# Frozen Hamburger Patties



## pandemonium

This is probably obvious to most but i just figured it out so if it helps anyone then great. I used to just throw the frozen burgs right on the grill and cook the and they always suck for the most part, well compared to a fresh one so i just started thawing the before cooking and an they are 100 times better than when you cook them frozen, juicy just damn good, if you don't thaw them now you have to do it. Just leave them on counter for a little or micro defrost them.


----------



## smokin relaxin steve

I noticed on the Buba Brand Frozen burgers they come out fairly well freezer to grill (surprisingly juicy)... In my opinion if you MUST go pre-made frozen for what ever reason Buba Burgers are the way to go...

On a side note i had some frozen patties a few weeks ago... i stuck them in the smoker frozen for about a half hour than finished on the grill... nice results...


----------



## johnnybigsmoke

Smokin Relaxin Steve said:


> I noticed on the Buba Brand Frozen burgers they come out fairly well freezer to grill (surprisingly juicy)... In my opinion if you MUST go pre-made frozen for what ever reason Buba Burgers are the way to go...
> 
> On a side note i had some frozen patties a few weeks ago... i stuck them in the smoker frozen for about a half hour than finished on the grill... nice results...


That's a great idea Steve... I don't know why i never thought of doing burgers in the smoker... When I fire up my bad boy, all i can think of is a big honkin piece of meat like a butt, ribs, fatty or a brisket... Burgers never crossed my mind... Have you ever taken burgers from beginning to end on the smoker?


----------



## celticgladiator

if you throw frozen burgers on the smoker and just them ride it should increase the cook time and increase the smoke flavor i would think. might have to play with that. brilliant!


----------



## fourthwind

smoked burgers are fantastic.  They will however suck in any stale or bad smoke, so make sure you are TBS before introducing them.  The reason most folks have bad results with using frozen meat is that they grill them at to low of temp because they are afraid of burning the outside.  The longer the grill time, the better chance you have of rendering all the tasty fat molecules out.  Personally I like doing it this way, because I like a nice char on the outside, and a nice pink middle.  Takes some practice, and monitering of the internal temp.  Thermapen's come in real handy for that kind of excersize.

On a side note, the frozen boneless chicken breasts also work well when they hit the grill frozen.


----------



## celticgladiator

what internal temp do you shoot for the pink middle?


----------



## venture

An arc?  Who is this, really???


----------



## pandemonium

Venture said:


> An arc?  Who is this, really???


huh? who? what? spam?


----------



## fourthwind

celticgladiator said:


> what internal temp do you shoot for the pink middle?


I shoot for 135° for a pink middle.


----------



## celticgladiator

thank you!


----------



## smokin relaxin steve

JohnnyBigSmoke said:


> That's a great idea Steve... I don't know why i never thought of doing burgers in the smoker... When I fire up my bad boy, all i can think of is a big honkin piece of meat like a butt, ribs, fatty or a brisket... Burgers never crossed my mind... Have you ever taken burgers from beginning to end on the smoker?


Yes i have... I especially like to do stuffed burgers in the smoker... yummmm... But Fourthwind is right... Be very carefull with your smoke... Has to be TBS!


----------



## rbranstner

Stuffed burgers are one of my favorite.

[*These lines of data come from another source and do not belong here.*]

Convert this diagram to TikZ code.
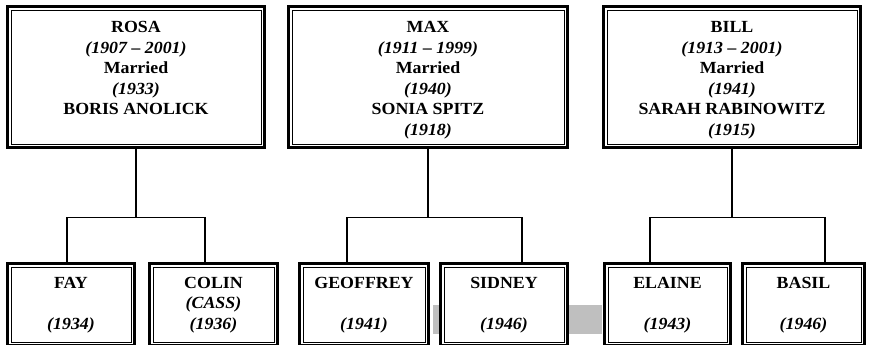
\documentclass[tikz,border=0pt]{standalone}
\usepackage{fontspec}
\setmainfont[FakeStretch=1.05]{Liberation Serif}
\newcommand\persontext[1]{\begin{tabular}[t]{@{}c@{}}#1\end{tabular}}
\begin{document}
\begin{tikzpicture}[
    x=1pt,y=-1pt,
    person/.style={draw,line width=3pt,fill=white,outer sep=0pt,inner sep=0pt,
      anchor=north west,
      font=\fontsize{17}{20.5}\selectfont\bfseries,
      path picture={\draw[line width=.8pt]
        ([shift={(3.5pt,-3.5pt)}]path picture bounding box.north west) rectangle
        ([shift={(-3.5pt,3.5pt)}]path picture bounding box.south east);}},
    parent/.style={person,text height=26.5pt,text depth=114.5pt},
    child/.style={person,text height=24.5pt,text depth=57.5pt},
    link/.style={line width=1.8pt}
  ]
  \useasboundingbox (0,0) rectangle (872,345);
  \fill[black!25] (433,305) rectangle (602,334);

  % parents
  \node[parent,minimum width=257pt] (rosa) at (7.5,6.5)
    {\persontext{ROSA\\\textit{(1907 -- 2001)}\\Married\\\textit{(1933)}\\BORIS ANOLICK}};
  \node[parent,minimum width=279pt] (max) at (288.5,6.5)
    {\persontext{MAX\\\textit{(1911 -- 1999)}\\Married\\\textit{(1940)}\\SONIA SPITZ\\\textit{(1918)}}};
  \node[parent,minimum width=257pt] (bill) at (603.5,6.5)
    {\persontext{BILL\\\textit{(1913 -- 2001)}\\Married\\\textit{(1941)}\\SARAH RABINOWITZ\\\textit{(1915)}}};

  % children
  \node[child,minimum width=127pt] (fay) at (7.5,263.5) {\persontext{FAY\\ \\\textit{(1934)}}};
  \node[child,minimum width=128pt] (colin) at (149.5,263.5) {\persontext{COLIN\\\textit{(CASS)}\\\textit{(1936)}}};
  \node[child,minimum width=129pt] (geoffrey) at (299.5,263.5) {\persontext{GEOFFREY\\ \\\textit{(1941)}}};
  \node[child,minimum width=127pt] (sidney) at (440.5,263.5) {\persontext{SIDNEY\\ \\\textit{(1946)}}};
  \node[child,minimum width=126pt] (elaine) at (604.5,263.5) {\persontext{ELAINE\\ \\\textit{(1943)}}};
  \node[child,minimum width=122pt] (basil) at (742.5,263.5) {\persontext{BASIL\\ \\\textit{(1946)}}};

  % family lines
  \draw[link] (rosa.south) -- ++(0,70) coordinate (rosa-bar);
  \draw[link] ([xshift=-4pt]fay.north) |- (rosa-bar) -| ([xshift=-8.5pt]colin.north);
  \draw[link] (max.south) -- ++(0,70) coordinate (max-bar);
  \draw[link] ([xshift=-17pt]geoffrey.north) |- (max-bar) -| ([xshift=18pt]sidney.north);
  \draw[link] (bill.south) -- ++(0,70) coordinate (bill-bar);
  \draw[link] ([xshift=-17.5pt]elaine.north) |- (bill-bar) -| ([xshift=21.5pt]basil.north);
\end{tikzpicture}
\end{document}
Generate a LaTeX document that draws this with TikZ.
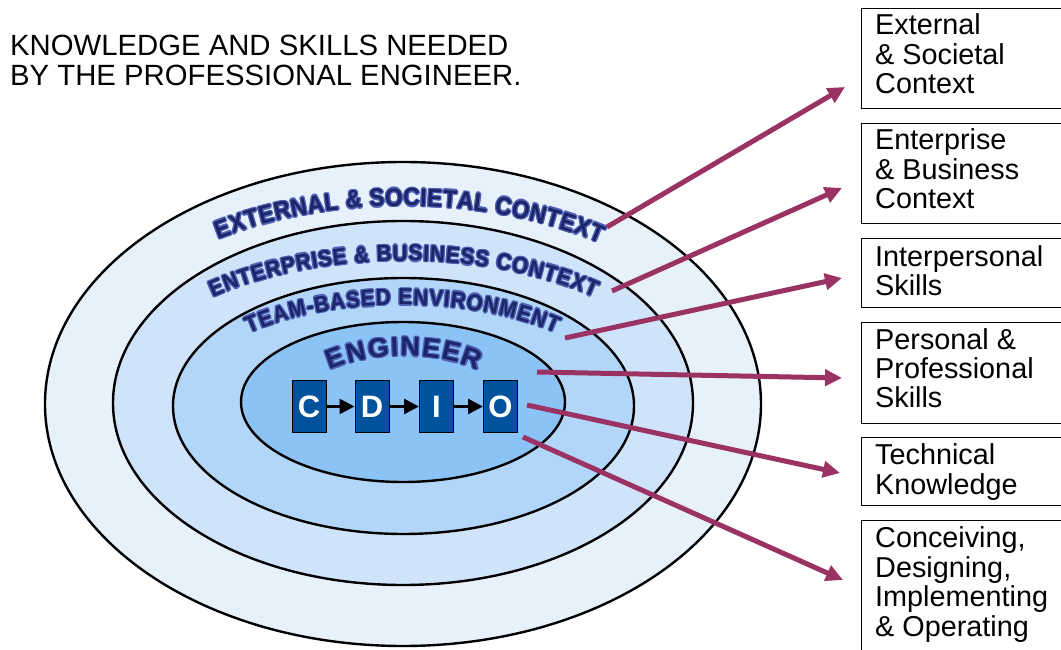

We always make up a bunch of premade burgers and freez them and just throw them on the grill or smoker frozen and have always had good luck with them.


----------



## johnnybigsmoke

Anytime I've ever done stuffed burgers, which is pretty often, I usually do the on the Q and have never thought of the smoker... Thanks a bunch all, I have a new project for this weekend!!! I'm going to be camping with 35 of my closest friends and I think that it is a good time to give this a shot...

Cheers,

Johnny K.


----------



## pandemonium

how did this turn into stuffed burgers?


----------



## smokin relaxin steve

pandemonium said:


> how did this turn into stuffed burgers?


Sorry about that Pandemonium... I believe i inadvertently changed the subject w/ my response to Johnny K... Questions asked answers given and sometimes threads take on a life of their own...


----------



## pandemonium

oh well its still about hamburgers at least


----------



## johnnybigsmoke

My apologies as well... I tend to drift from the original topics... Back to the original topic of restoring classic cars...


----------



## pandemonium

ya I would never hijack a thread haha


----------